● DIRECTIVE
Tally all lines containing the word "LaTeX". Give the number alone.

— start GIVEN DATA —

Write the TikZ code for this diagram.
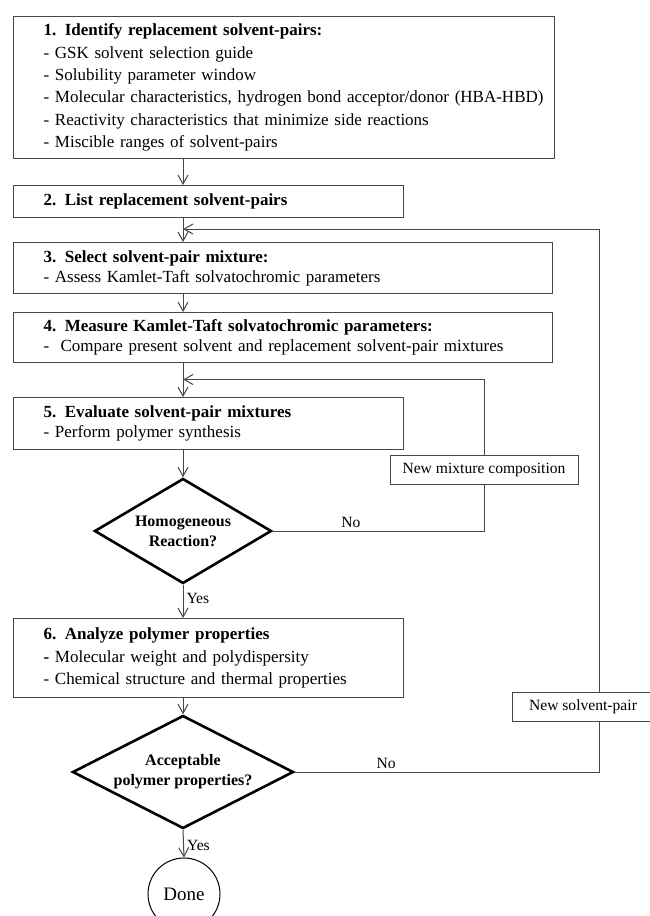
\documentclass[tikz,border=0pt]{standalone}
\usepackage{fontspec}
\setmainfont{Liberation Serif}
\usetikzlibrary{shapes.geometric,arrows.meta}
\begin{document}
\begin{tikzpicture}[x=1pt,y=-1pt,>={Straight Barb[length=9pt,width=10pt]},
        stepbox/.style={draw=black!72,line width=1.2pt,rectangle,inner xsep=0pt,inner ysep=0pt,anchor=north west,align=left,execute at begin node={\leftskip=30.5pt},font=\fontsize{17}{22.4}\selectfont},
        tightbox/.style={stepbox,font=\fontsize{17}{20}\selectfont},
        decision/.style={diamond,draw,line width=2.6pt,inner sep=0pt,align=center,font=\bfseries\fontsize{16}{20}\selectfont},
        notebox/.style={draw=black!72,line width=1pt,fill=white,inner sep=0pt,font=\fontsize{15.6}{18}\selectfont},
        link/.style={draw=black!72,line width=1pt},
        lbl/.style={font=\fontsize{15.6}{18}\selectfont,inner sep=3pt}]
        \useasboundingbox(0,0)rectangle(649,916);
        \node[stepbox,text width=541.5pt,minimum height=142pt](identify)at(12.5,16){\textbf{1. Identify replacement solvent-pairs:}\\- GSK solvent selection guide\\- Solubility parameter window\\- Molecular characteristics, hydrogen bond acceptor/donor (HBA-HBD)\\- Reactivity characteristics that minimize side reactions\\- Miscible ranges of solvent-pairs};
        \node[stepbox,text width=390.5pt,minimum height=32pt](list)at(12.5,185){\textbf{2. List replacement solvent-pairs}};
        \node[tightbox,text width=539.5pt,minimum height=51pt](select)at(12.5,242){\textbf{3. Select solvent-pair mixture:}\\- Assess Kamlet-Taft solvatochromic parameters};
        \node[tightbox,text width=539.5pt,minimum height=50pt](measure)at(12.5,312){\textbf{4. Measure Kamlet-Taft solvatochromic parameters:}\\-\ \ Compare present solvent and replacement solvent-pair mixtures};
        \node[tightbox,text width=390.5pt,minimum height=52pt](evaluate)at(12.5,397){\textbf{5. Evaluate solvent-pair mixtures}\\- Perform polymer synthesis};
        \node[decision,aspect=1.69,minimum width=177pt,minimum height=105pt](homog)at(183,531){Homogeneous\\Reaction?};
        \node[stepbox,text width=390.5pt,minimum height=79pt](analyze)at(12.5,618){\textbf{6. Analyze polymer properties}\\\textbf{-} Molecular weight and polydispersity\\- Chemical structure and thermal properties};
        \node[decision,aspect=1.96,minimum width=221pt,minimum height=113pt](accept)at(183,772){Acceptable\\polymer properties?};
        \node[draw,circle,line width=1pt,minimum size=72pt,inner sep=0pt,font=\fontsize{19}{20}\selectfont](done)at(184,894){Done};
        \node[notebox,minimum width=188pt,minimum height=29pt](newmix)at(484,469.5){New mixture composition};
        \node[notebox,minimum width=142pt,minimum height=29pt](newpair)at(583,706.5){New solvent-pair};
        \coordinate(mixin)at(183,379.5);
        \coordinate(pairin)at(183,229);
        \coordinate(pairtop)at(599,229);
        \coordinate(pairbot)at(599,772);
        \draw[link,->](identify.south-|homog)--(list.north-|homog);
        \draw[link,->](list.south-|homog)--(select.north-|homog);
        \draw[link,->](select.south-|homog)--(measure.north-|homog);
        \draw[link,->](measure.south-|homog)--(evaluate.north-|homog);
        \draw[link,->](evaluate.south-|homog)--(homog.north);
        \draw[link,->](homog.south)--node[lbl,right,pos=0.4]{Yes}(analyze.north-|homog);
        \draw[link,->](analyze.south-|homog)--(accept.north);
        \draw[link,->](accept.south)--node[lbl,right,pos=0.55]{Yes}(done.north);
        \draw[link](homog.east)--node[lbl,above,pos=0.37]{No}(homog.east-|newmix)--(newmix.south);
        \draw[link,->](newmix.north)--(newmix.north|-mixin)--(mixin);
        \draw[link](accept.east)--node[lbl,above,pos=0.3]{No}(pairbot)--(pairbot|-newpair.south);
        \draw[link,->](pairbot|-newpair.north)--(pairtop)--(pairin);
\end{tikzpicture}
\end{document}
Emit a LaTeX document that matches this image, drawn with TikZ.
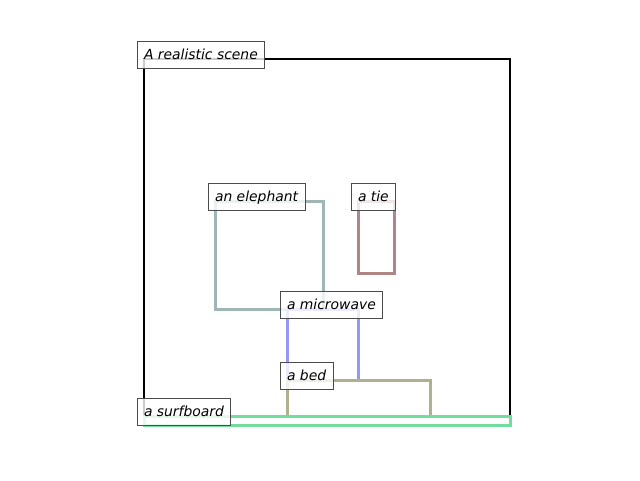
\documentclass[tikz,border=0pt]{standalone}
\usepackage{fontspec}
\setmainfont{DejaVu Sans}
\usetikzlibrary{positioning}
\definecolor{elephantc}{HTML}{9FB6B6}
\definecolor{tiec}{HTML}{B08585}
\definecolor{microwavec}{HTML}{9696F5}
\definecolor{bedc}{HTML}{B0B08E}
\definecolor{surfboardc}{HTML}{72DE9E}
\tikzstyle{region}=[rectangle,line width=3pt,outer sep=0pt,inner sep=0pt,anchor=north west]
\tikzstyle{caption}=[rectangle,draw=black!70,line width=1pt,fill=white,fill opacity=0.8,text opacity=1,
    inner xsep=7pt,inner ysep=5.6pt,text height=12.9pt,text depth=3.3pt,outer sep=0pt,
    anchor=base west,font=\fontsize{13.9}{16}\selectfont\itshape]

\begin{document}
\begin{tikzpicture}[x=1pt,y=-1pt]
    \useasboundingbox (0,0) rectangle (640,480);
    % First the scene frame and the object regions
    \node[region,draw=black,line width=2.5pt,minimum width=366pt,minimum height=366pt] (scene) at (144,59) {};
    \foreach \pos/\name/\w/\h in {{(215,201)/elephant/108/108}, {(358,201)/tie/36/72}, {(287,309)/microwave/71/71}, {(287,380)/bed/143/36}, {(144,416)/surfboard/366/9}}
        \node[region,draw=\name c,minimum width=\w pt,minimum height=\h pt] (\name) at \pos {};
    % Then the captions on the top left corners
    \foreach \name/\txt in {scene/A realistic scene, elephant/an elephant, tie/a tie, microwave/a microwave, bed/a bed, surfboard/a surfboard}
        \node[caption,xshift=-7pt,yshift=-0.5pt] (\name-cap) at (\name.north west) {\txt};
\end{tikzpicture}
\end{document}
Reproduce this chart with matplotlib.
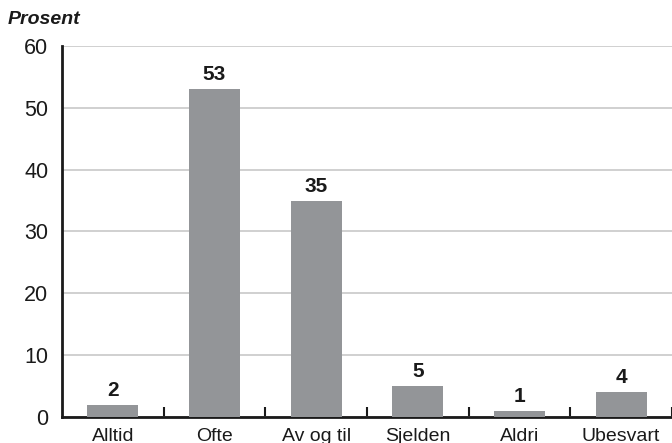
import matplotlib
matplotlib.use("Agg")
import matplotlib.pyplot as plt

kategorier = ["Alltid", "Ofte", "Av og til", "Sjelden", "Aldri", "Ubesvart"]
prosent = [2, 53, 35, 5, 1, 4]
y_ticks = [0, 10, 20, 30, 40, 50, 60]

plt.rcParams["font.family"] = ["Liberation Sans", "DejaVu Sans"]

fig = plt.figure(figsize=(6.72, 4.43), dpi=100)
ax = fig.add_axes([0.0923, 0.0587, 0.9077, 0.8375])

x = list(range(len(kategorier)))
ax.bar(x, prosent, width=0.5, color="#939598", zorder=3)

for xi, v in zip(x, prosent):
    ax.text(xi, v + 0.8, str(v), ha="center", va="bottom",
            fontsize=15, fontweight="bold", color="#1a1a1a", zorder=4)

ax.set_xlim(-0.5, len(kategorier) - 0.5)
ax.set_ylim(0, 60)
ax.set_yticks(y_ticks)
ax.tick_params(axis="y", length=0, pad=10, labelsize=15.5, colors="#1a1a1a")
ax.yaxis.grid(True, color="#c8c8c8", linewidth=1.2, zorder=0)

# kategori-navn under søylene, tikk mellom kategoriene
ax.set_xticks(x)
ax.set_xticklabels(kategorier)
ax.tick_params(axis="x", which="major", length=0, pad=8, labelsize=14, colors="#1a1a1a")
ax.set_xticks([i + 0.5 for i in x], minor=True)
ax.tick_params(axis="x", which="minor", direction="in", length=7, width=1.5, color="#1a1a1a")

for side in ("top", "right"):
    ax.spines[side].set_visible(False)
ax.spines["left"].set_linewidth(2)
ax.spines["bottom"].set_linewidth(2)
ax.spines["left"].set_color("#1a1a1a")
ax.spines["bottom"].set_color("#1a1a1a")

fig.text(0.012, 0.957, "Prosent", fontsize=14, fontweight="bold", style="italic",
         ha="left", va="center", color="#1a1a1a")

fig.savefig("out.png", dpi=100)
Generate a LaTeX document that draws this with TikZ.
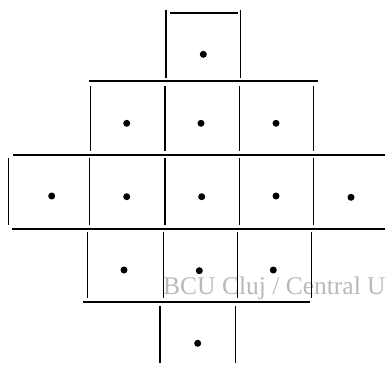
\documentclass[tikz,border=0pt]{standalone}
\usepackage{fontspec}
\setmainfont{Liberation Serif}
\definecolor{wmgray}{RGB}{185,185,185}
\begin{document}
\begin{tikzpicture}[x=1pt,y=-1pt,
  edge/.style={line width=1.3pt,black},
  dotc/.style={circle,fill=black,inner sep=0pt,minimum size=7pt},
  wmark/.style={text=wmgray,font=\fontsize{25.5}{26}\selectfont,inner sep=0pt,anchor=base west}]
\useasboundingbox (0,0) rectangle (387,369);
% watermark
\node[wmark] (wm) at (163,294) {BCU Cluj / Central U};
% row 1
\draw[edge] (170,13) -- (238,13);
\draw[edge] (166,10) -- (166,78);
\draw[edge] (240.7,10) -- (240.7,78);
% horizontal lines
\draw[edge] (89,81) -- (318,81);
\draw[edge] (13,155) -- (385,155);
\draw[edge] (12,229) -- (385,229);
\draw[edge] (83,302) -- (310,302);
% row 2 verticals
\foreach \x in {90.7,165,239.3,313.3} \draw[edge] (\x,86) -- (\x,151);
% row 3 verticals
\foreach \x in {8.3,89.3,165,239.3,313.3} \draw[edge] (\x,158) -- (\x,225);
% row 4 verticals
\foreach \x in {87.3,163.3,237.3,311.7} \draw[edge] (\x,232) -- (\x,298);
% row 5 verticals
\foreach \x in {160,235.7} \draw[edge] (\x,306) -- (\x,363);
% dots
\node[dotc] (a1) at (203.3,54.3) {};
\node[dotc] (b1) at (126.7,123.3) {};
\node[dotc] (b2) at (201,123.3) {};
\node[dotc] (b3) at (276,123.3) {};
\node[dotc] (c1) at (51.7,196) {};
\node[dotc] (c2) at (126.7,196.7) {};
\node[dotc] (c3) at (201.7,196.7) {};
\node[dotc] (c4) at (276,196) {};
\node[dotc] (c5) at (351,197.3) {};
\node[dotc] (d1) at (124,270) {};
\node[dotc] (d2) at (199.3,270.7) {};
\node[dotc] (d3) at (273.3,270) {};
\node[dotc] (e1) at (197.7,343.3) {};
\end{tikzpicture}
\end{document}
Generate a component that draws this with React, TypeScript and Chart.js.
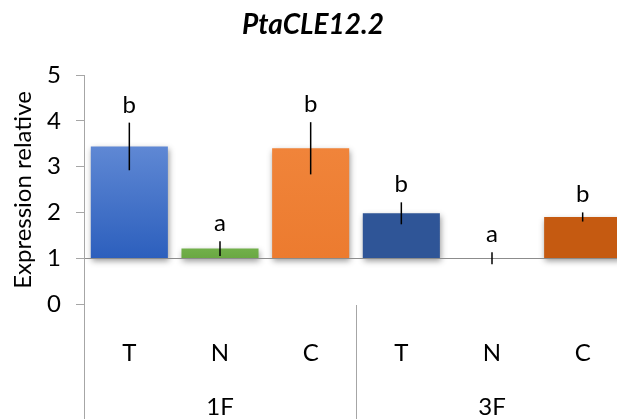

— end GIVEN DATA —

● FINISHED TASK
2